Примеры данного феномена можно встретить в смешанных правовых системах. Так, в Южной Африке принципы трастов и диффамации образовались как естественное смешение элементов романской, романо-голландской и английской правовой системы1. В Квебеке термин английского права «floating charge» («плавающий залог») было переименовано, изменено и интегрировано в Гражданский кодекс (1991 г.)[169][170]. После тщательного анализа всей терминологии (начиная с «плавающей» и заканчивая «открытой ипотекой») составители законов вывели оба понятия ипотеки за границы недвижимого имущества так, чтобы они включали в себя любой вид собственности. Сильное превалирование идей американского права в Луизиане относительно обязательного эстоппеля (различные его виды были признаны судами в начале XIX в.) в конце концов привело к взаимным изменениям эстоппеля и понятия «причины» в граждан
ском судопроизводстве. При исправлении Гражданского кодекса в 1985 г. по- новому определили понятие «причины», внесли изменение в содержание обязательного эстоппеля, провозгласили у него наличие романских корней и окрестили этот единичный принцип «ненадежным источником»1. В Шотландии принцип трастов также признан уникальным явлением, исконным для данной системы в большинстве случаев (к примеру, в нем нет разделения права собственности на категории общего права и права справедливости), но и он в XIX в. испытал на себе влияние идей английского права[171][172]. Он служит моделью для гражданских систем, которые рассматривают возможность введения трастов в национальную правовую систему. В таких случаях смешанные системы не просто несут в себе смешанные правовые элементы, но дают рождение новому самостоятельному праву.
Подводя некоторые итоги, отметим, что классификация, предложенная в настоящем параграфе, высвечивает основные исторические и юридические особенности смешанных правовых систем. Выбранные основания и критерии данной классификации, на наш взгляд, наиболее целесообразны, поскольку позволяют рассматривать и анализировать имеющуюся информацию о смешанных правовых системах эффективно, точно, не упрощая и не искажая ее.
Конечно, могут быть предприняты и иные подходы[173], поскольку классификации являются определенным рабочим подходом. Они относительны и не в состоянии охватить всю реальность существующего момента, однако они помогают развиваться сравнительному правоведению в соответствии с перспективами мирового развития.
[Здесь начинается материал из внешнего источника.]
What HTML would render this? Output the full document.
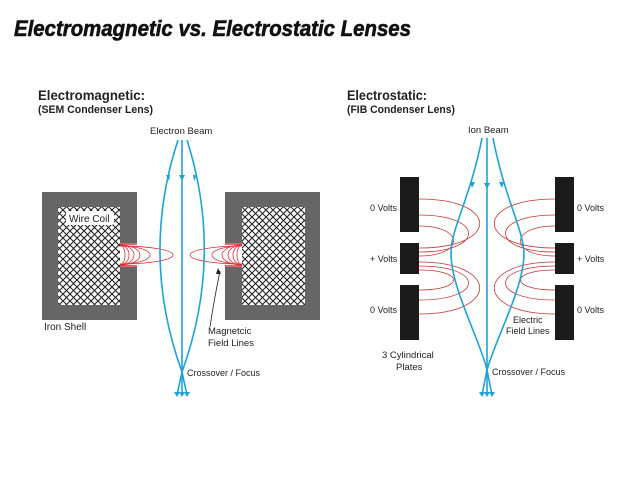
<!DOCTYPE html>
<html><head><style>
html,body{margin:0;padding:0;background:#fff;}
svg{display:block;font-family:"Liberation Sans",sans-serif;}
</style></head><body>
<svg width="640" height="480" viewBox="0 0 640 480" xmlns="http://www.w3.org/2000/svg">
<defs>
<pattern id="h" width="7" height="7" patternUnits="userSpaceOnUse">
<rect width="7" height="7" fill="#fff"/>
<path d="M0,0 L7,7 M7,0 L0,7" stroke="#222" stroke-width="1.1"/>
</pattern>
</defs>
<text x="14" y="36" font-size="22" font-weight="bold" font-style="italic" fill="#111" stroke="#111" stroke-width="0.6" textLength="397" lengthAdjust="spacingAndGlyphs">Electromagnetic vs. Electrostatic Lenses</text>

<text x="38" y="100" font-size="14" font-weight="bold" fill="#222" textLength="107" lengthAdjust="spacingAndGlyphs">Electromagnetic:</text>
<text x="38" y="113" font-size="11" font-weight="bold" fill="#222" textLength="115" lengthAdjust="spacingAndGlyphs">(SEM Condenser Lens)</text>
<text x="347" y="100" font-size="14" font-weight="bold" fill="#222" textLength="80" lengthAdjust="spacingAndGlyphs">Electrostatic:</text>
<text x="347" y="113" font-size="11" font-weight="bold" fill="#222" textLength="108" lengthAdjust="spacingAndGlyphs">(FIB Condenser Lens)</text>

<!-- Electromagnetic -->
<rect x="42" y="192" width="95" height="128" fill="#666"/>
<rect x="58" y="207" width="62" height="98" fill="url(#h)"/>
<rect x="120" y="243" width="17" height="24" fill="#fff"/>
<rect x="225" y="192" width="95" height="128" fill="#666"/>
<rect x="242" y="207" width="63" height="98" fill="url(#h)"/>
<rect x="225" y="243" width="17" height="24" fill="#fff"/>
<rect x="66" y="211" width="48" height="14" rx="3" fill="#fff"/>
<text x="69" y="222" font-size="10" fill="#222">Wire Coil</text>
<g fill="none" stroke="#d8303a" stroke-width="0.8">
<path d="M120,244 H137 M120,266 H137 M225,244 H242 M225,266 H242" stroke-width="1.6"/>
<path d="M120,245 A5,10 0 0 1 120,265"/><path d="M120,245 A9,10 0 0 1 120,265"/>
<path d="M120,245 A14,10 0 0 1 120,265"/><path d="M120,245 A20,10 0 0 1 120,265"/>
<path d="M120,246 A30,9 0 0 1 120,264"/><path d="M120,246 A53,9 0 0 1 120,264"/>
<path d="M242,245 A5,10 0 0 0 242,265"/><path d="M242,245 A9,10 0 0 0 242,265"/>
<path d="M242,245 A14,10 0 0 0 242,265"/><path d="M242,245 A20,10 0 0 0 242,265"/>
<path d="M242,246 A30,9 0 0 0 242,264"/><path d="M242,246 A52,9 0 0 0 242,264"/>
</g>
<g fill="none" stroke="#1fa3d6" stroke-width="1.6">
<path d="M178,140 Q140,256 182,372"/>
<path d="M187,140 Q224,256 182,372"/>
<path d="M182,140 V395"/>
<path d="M182,372 L177,395 M182,372 L187,395"/>
</g>
<g fill="#1fa3d6">
<path d="M166,175 l4,0 l-1,6z"/><path d="M179,175 l6,0 l-3,6z"/><path d="M193,175 l4,0 l-3,6z"/>
<path d="M174,392 l6,0 l-3,5z"/><path d="M179,392 l6,0 l-3,5z"/><path d="M184,392 l6,0 l-3,5z"/>
</g>
<text x="150" y="134" font-size="9.5" fill="#222">Electron Beam</text>
<text x="44" y="330" font-size="10" fill="#222">Iron Shell</text>
<text x="208" y="334" font-size="9.5" fill="#222">Magnetcic</text>
<text x="208" y="346" font-size="9.5" fill="#222">Field Lines</text>
<path d="M210,327 Q214,300 220,271" stroke="#222" fill="none" stroke-width="0.8"/>
<path d="M218,268 l-2,6 l5,0z" fill="#222"/>
<text x="187" y="376" font-size="9" fill="#222">Crossover / Focus</text>

<!-- Electrostatic -->
<g fill="#1b1b1b">
<rect x="400" y="177" width="19" height="55"/><rect x="400" y="243" width="19" height="31"/><rect x="400" y="285" width="19" height="55"/>
<rect x="555" y="177" width="19" height="55"/><rect x="555" y="243" width="19" height="31"/><rect x="555" y="285" width="19" height="55"/>
</g>
<g fill="none" stroke="#c03838" stroke-width="0.8">
<path d="M419,199 C500,199 500,248 419,248"/><path d="M419,215 C485,215 485,252 419,252"/><path d="M419,226 C465,226 465,256 419,256"/>
<path d="M419,262 C500,262 500,314 419,314"/><path d="M419,266 C485,266 485,300 419,300"/><path d="M419,270 C465,270 465,290 419,290"/>
<path d="M555,199 C474,199 474,248 555,248"/><path d="M555,215 C489,215 489,252 555,252"/><path d="M555,226 C509,226 509,256 555,256"/>
<path d="M555,262 C474,262 474,314 555,314"/><path d="M555,266 C489,266 489,300 555,300"/><path d="M555,270 C509,270 509,290 555,290"/>
</g>
<g fill="none" stroke="#1fa3d6" stroke-width="1.6">
<path d="M482,138 C470,200 450,230 451,255 C452,290 480,340 487,370"/>
<path d="M493,138 C505,200 524,230 524,255 C523,290 495,340 487,370"/>
<path d="M487,138 V395"/>
<path d="M487,370 L482,395 M487,370 L492,395"/>
</g>
<g fill="#1fa3d6">
<path d="M470,182 l5,0 l-3,6z"/><path d="M484,183 l6,0 l-3,6z"/><path d="M499,182 l5,0 l-2,6z"/>
<path d="M479,392 l6,0 l-3,5z"/><path d="M484,392 l6,0 l-3,5z"/><path d="M489,392 l6,0 l-3,5z"/>
</g>
<text x="468" y="133" font-size="9.5" fill="#222">Ion Beam</text>
<g font-size="9" fill="#222">
<text x="370" y="211">0 Volts</text><text x="370" y="262">+ Volts</text><text x="370" y="313">0 Volts</text>
<text x="577" y="211">0 Volts</text><text x="577" y="262">+ Volts</text><text x="577" y="313">0 Volts</text>
<text x="513" y="323">Electric</text><text x="506" y="334">Field Lines</text>
<text x="492" y="375">Crossover / Focus</text>
</g>
<text x="382" y="358" font-size="9.5" fill="#222">3 Cylindrical</text>
<text x="396" y="370" font-size="9.5" fill="#222">Plates</text>
</svg>
</body></html>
Возможно, нужен более чем один подход к классификации или сложная, многомерная модель, базирующаяся на нескольких различных основаниях, включая классические, чтобы эффективно управлять знанием. Каждая модель классификации показывает некоторые особенности поддающихся классификации предметов. Полагаем, что все подходы и методы могут использоваться отдельно или вместе, поскольку сложность требует сложных инструментов. А смешанные правовые системы вряд ли кто назовет простыми предметами, как по содержанию, так и для научных исследований.